- Title card
- Directed by: Manobala
- Written by: M. S. Madhu (dialogue)
- Story by: Ananthu
- Produced by: V. Natarajan
- Starring: Prakash Raj Suhasini Keerthi Reddy Vineeth
- Cinematography: M. Prasad
- Edited by: Siva-Krishnamoorthy
- Music by: Sirpy
- Release date: 11 July 1997;
- Country: India
- Language: Tamil

= Nandhini (film) =

Nandhini (stylised as Na•n•dhi•ni) is a 1997 Indian Tamil-language drama film directed by Manobala. The film stars Prakash Raj, Suhasini, Keerthi Reddy and Vineeth, with S. P. Balasubrahmanyam, Manivannan and Vadivukkarasi in supporting roles. It was released on 11 July 1997.

== Plot ==
Raji, a college going girl, is in love with Suresh but strange stories of her mother Nandhini being linked with Rangaswamy, their paying guest, deeply affect her.
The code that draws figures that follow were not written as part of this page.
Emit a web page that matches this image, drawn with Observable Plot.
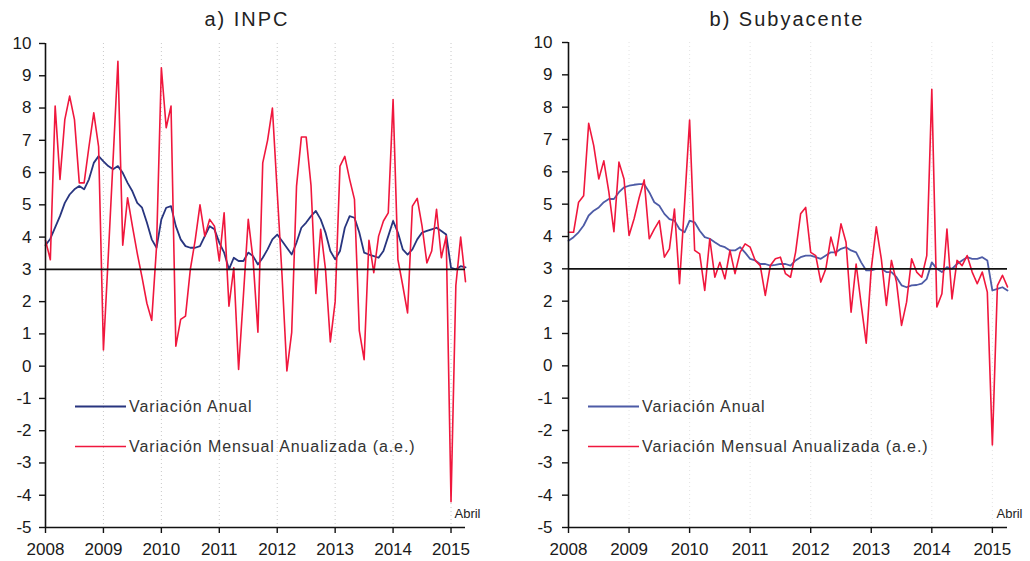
<!DOCTYPE html>
<html><head><meta charset="utf-8">
<script src="https://cdn.jsdelivr.net/npm/d3@7"></script>
<script src="https://cdn.jsdelivr.net/npm/@observablehq/plot@0.6"></script>
<style>
body{margin:0;background:#fff;font-family:"Liberation Sans",Arial,sans-serif;}
#wrap{position:relative;width:1030px;height:561px;overflow:hidden;background:#fff;}
.title{position:absolute;top:9px;font-size:20px;letter-spacing:2px;color:#222;white-space:nowrap;transform:translateX(-50%);line-height:1;}
.plot{position:absolute;top:30px;}
#overlay{position:absolute;left:0;top:0;pointer-events:none;}
</style></head>
<body><div id="wrap"></div>
<script>
// ---- data ----
const years = [2008, 2009, 2010, 2011, 2012, 2013, 2014, 2015];
const yTicks = [-5,-4,-3,-2,-1,0,1,2,3,4,5,6,7,8,9,10];
const seriesNames = ["Variación Anual", "Variación Mensual Anualizada (a.e.)"];
const panelTitles = ["a) INPC", "b) Subyacente"];
const lastLabel = "Abril";

// Panel a) INPC, Jan 2008 .. Apr 2015
const inpcAnual = [
 3.75,3.95,4.3,4.65,5.06,5.32,5.48,5.58,5.48,5.79,6.3,6.51,
 6.35,6.2,6.1,6.2,5.99,5.68,5.42,5.06,4.91,4.45,3.93,3.67,
 4.55,4.91,4.96,4.34,3.93,3.72,3.67,3.67,3.72,4.03,4.34,4.24,
 3.83,3.52,3.0,3.36,3.26,3.26,3.52,3.41,3.15,3.36,3.62,3.93,
 4.08,3.88,3.67,3.46,3.83,4.29,4.45,4.65,4.81,4.55,4.14,3.57,
 3.31,3.57,4.29,4.65,4.6,4.14,3.52,3.46,3.41,3.36,3.57,4.03,
 4.5,4.14,3.62,3.46,3.62,3.93,4.14,4.19,4.24,4.29,4.19,4.08,
 3.05,3.0,3.1,3.06];
const inpcMensual = [
 3.9,3.3,8.06,5.79,7.64,8.37,7.64,5.68,5.68,6.8,7.85,6.8,
 0.5,3.4,6.4,9.45,3.75,5.22,4.34,3.5,2.75,1.95,1.42,3.7,
 9.25,7.39,8.06,0.62,1.45,1.55,3.0,3.9,5.0,4.03,4.55,4.34,
 3.26,4.75,1.86,3.05,-0.1,2.2,4.55,3.3,1.05,6.3,7.0,8.0,
 5.4,2.8,-0.15,1.05,5.58,7.1,7.1,5.6,2.25,4.24,3.0,0.75,
 2.0,6.2,6.5,5.79,5.17,1.1,0.2,3.9,2.9,4.03,4.5,4.75,
 8.26,3.3,2.5,1.65,4.96,5.2,4.34,3.2,3.57,4.86,3.36,4.03,
 -4.2,2.5,4.0,2.62];

// Panel b) Subyacente
const subAnual = [
 3.87,3.98,4.13,4.34,4.65,4.8,4.9,5.06,5.16,5.16,5.37,5.52,
 5.57,5.6,5.62,5.62,5.37,5.06,4.95,4.7,4.54,4.49,4.23,4.13,
 4.49,4.44,4.18,3.98,3.93,3.82,3.72,3.67,3.57,3.57,3.67,3.5,
 3.31,3.26,3.15,3.15,3.1,3.12,3.15,3.15,3.1,3.26,3.36,3.41,
 3.41,3.36,3.31,3.41,3.51,3.51,3.62,3.67,3.57,3.51,3.2,2.95,
 2.95,3.0,3.0,2.9,2.9,2.74,2.49,2.43,2.49,2.5,2.54,2.69,
 3.2,3.0,2.9,3.05,3.0,3.15,3.26,3.36,3.31,3.31,3.36,3.26,
 2.33,2.38,2.43,2.33];
const subMensual = [
 4.13,4.13,5.06,5.26,7.5,6.81,5.78,6.34,5.37,4.15,6.3,5.78,
 4.03,4.55,5.2,5.75,3.93,4.23,4.49,3.36,3.62,4.85,2.54,5.0,
 7.6,3.57,3.46,2.33,3.93,2.74,3.2,2.69,3.57,2.85,3.51,3.77,
 3.67,3.26,3.1,2.18,3.1,3.31,3.36,2.85,2.74,3.51,4.7,4.9,
 3.51,3.41,2.59,3.0,3.98,3.41,4.39,3.82,1.66,3.15,1.9,0.7,
 3.0,4.3,3.3,1.87,3.26,2.59,1.25,1.97,3.31,2.9,2.74,3.41,
 8.55,1.82,2.23,4.23,2.07,3.26,3.1,3.41,2.9,2.54,2.9,2.28,
 -2.45,2.48,2.8,2.44];

const RED = "#f0173d";
const FONT = "'Liberation Sans', Arial, sans-serif";

function panel(anual, mensual, opts) {
  const idx = anual.map((_, i) => i);
  const xTicks = years.map(y => (y - years[0]) * 12);
  const n = anual.length - 1;
  return Plot.plot({
    width: 515, height: 531,
    marginLeft: opts.ml, marginRight: opts.mr, marginTop: opts.mt, marginBottom: 34,
    style: {fontFamily: FONT, fontSize: "17px", color: "#1a1a1a", background: "transparent", overflow: "visible"},
    x: {domain: [0, n]},
    y: {domain: [-5, 10]},
    marks: [
      Plot.ruleX(xTicks.slice(1), {stroke: "#c8c8c8", strokeDasharray: "1,3", strokeOpacity: opts.gridOp}),
      Plot.axisY({ticks: yTicks, tickSize: 6, tickPadding: opts.tp, tickFormat: d => String(d), stroke: "#111", strokeWidth: 1.4}),
      Plot.axisX({ticks: xTicks, tickSize: 6, tickPadding: 9, tickFormat: d => String(years[d / 12]), stroke: "#111", strokeWidth: 1.4}),
      Plot.line(idx, {x: i => i, y: i => anual[i], stroke: opts.blue, strokeWidth: 1.8}),
      Plot.line(idx, {x: i => i, y: i => mensual[i], stroke: RED, strokeWidth: 1.6}),
      Plot.ruleY([3], {stroke: "#111", strokeWidth: 1.6}),
      Plot.ruleY([-5], {stroke: "#111", strokeWidth: 1.6}),
      Plot.ruleX([0], {stroke: "#111", strokeWidth: 1.6}),
      Plot.text([lastLabel], {x: n, y: -4.58, text: d => d, dx: 2, fontSize: 13, fill: "#222"})
    ]
  });
}

const wrap = document.getElementById("wrap");
const configs = [
  {left: 0, ml: 45, mr: 50, mt: 13, tp: 8, blue: "#28357f", gridOp: 1, title: 247, legX: 75},
  {left: 515, ml: 53, mr: 23, mt: 12, tp: 10, blue: "#4d5ba6", gridOp: 0.5, title: 787, legX: 588}
];
const data = [[inpcAnual, inpcMensual], [subAnual, subMensual]];
configs.forEach((c, k) => {
  const t = document.createElement("div");
  t.className = "title"; t.style.left = c.title + "px"; t.textContent = panelTitles[k];
  wrap.appendChild(t);
  const p = panel(data[k][0], data[k][1], c);
  p.classList.add("plot"); p.style.left = c.left + "px";
  wrap.appendChild(p);
});

// legends
const ns = "http://www.w3.org/2000/svg";
const ov = document.createElementNS(ns, "svg");
ov.setAttribute("id", "overlay"); ov.setAttribute("width", 1030); ov.setAttribute("height", 561);
configs.forEach((c, k) => {
  [[406.5, c.blue], [446.5, RED]].forEach(([y, col], j) => {
    const l = document.createElementNS(ns, "line");
    l.setAttribute("x1", c.legX); l.setAttribute("x2", c.legX + 51);
    l.setAttribute("y1", y); l.setAttribute("y2", y);
    l.setAttribute("stroke", col); l.setAttribute("stroke-width", j ? 1.6 : 1.8);
    ov.appendChild(l);
    const tx = document.createElementNS(ns, "text");
    tx.setAttribute("x", c.legX + 54); tx.setAttribute("y", y + 5.8);
    tx.setAttribute("font-family", FONT); tx.setAttribute("font-size", 16);
    tx.setAttribute("letter-spacing", "0.9"); tx.setAttribute("fill", "#333");
    tx.textContent = seriesNames[j];
    ov.appendChild(tx);
  });
});
wrap.appendChild(ov);
</script></body></html>
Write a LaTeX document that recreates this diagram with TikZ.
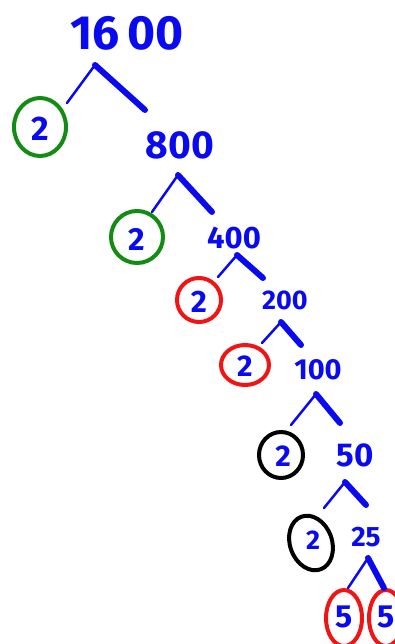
\documentclass[tikz,border=0pt]{standalone}
\usepackage{fontspec}
\setmainfont{Fira Sans}
\definecolor{inkblue}{RGB}{10,10,240}
\definecolor{inkgreen}{RGB}{20,140,20}
\definecolor{inkred}{RGB}{240,20,20}
\tikzset{
  num/.style={text=inkblue, inner sep=0pt, font=\fontsize{#1}{#1}\selectfont\bfseries},
  thinline/.style={draw=inkblue, line width=2.5pt, line cap=round},
  thickline/.style={draw=inkblue, line width=6pt, line cap=round},
  ring/.style={draw=#1, line width=4pt},
}
\begin{document}
\begin{tikzpicture}[x=1pt,y=-1pt]
\useasboundingbox (0,0) rectangle (394,644);
% numbers
\node[num=48] (n1600) at (127,33) {16\,00};
\node[num=39] (n800) at (180,145) {800};
\node[num=31] (n400) at (234,238) {400};
\node[num=27] (n200) at (285,300) {200};
\node[num=29] (n100) at (318,370) {100};
\node[num=33] (n50) at (355,455) {50};
\node[num=28] (n25) at (366,537) {25};
% circled factors
\draw[ring=inkgreen] (40,127) ellipse (26 and 29);
\node[num=34] (f1) at (40,129) {2};
\draw[ring=inkgreen] (137,237) ellipse (26 and 26);
\node[num=32] (f2) at (137,239) {2};
\draw[ring=inkred] (199,300) ellipse (22 and 22);
\node[num=31] (f3) at (199,302) {2};
\draw[ring=inkred] (245,365) ellipse (24 and 20);
\node[num=30] (f4) at (245,366) {2};
\draw[ring=black] (281,455) ellipse (22 and 23);
\node[num=30] (f5) at (283,456) {2};
\draw[ring=black,rotate around={20:(311,543)}] (311,543) ellipse (21 and 28);
\node[num=27] (f6) at (313,540) {2};
\draw[ring=inkred] (344,618) ellipse (18 and 28);
\node[num=32] (f7) at (344,617) {5};
\draw[ring=inkred] (386,618) ellipse (17 and 28);
\node[num=32] (f8) at (386,617) {5};
% fork coordinates
\coordinate (a1) at (95,65);  \coordinate (l1) at (67,103);  \coordinate (r1) at (145,110);
\coordinate (a2) at (178,175); \coordinate (l2) at (152,212); \coordinate (r2) at (212,212);
\coordinate (a3) at (237,255); \coordinate (l3) at (218,277); \coordinate (r3) at (263,278);
\coordinate (a4) at (281,322); \coordinate (l4) at (262,343); \coordinate (r4) at (301,345);
\coordinate (a5) at (316,394); \coordinate (l5) at (291,425); \coordinate (r5) at (340,423);
\coordinate (a6) at (345,482); \coordinate (l6) at (324,508); \coordinate (r6) at (366,505);
\coordinate (a7) at (368,558); \coordinate (l7) at (348,588); \coordinate (r7) at (384,588);
\foreach \i in {1,...,7}{
  \draw[thinline] (a\i) -- (l\i);
  \draw[thickline] (a\i) -- (r\i);
}
\end{tikzpicture}
\end{document}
Raji questions Rangaswamy but he is deeply anguished by her behaviour and suffers a heart attack that ultimately ends the Good Samaritan's life. Raji is emotionally disturbed and refuses any association with Suresh, and seeks solace with Nandhini. However Nandhini's strange behaviour devastates her and she wishes to resume her relationship with Suresh. Finally, Suresh learns about Prakash and Nandhini's love and reunites with Raji in the end, and escorts her from Chennai to Mumbai. Kannadi Vijay then promises to care for Nandhini.

== Production ==
The film's title Nandhini is stylised with intermittent dots. Manobala said they represent different people in the title character's life. Suhasini agreed to play Nandhini after much persuasion.

== Soundtrack ==
The soundtrack was composed by Sirpy.

| Song | Singers | Length |
|---|---|---|
| "ABCD Pola Naam" | Mano, Swarnalatha | 5:39 |
| "Hey Ennai Paar" | Mano | 4:14 |
| "Laila Laila" | S. P. Balasubrahmanyam, K.S. Chithra | 5:03 |
| "Maanoothu Odaiyila" | Manivannan | 3:46 |
| "Patta Sarakku" | S. P. Balasubrahmanyam | 4:49 |

== Critical reception ==
K. N. Vijiyan of New Straits Times wrote, "It is a pity that despite a good cast, the director fails to sustain interest. This is one of those movies which you expect to enjoy but instead you are terribly let down".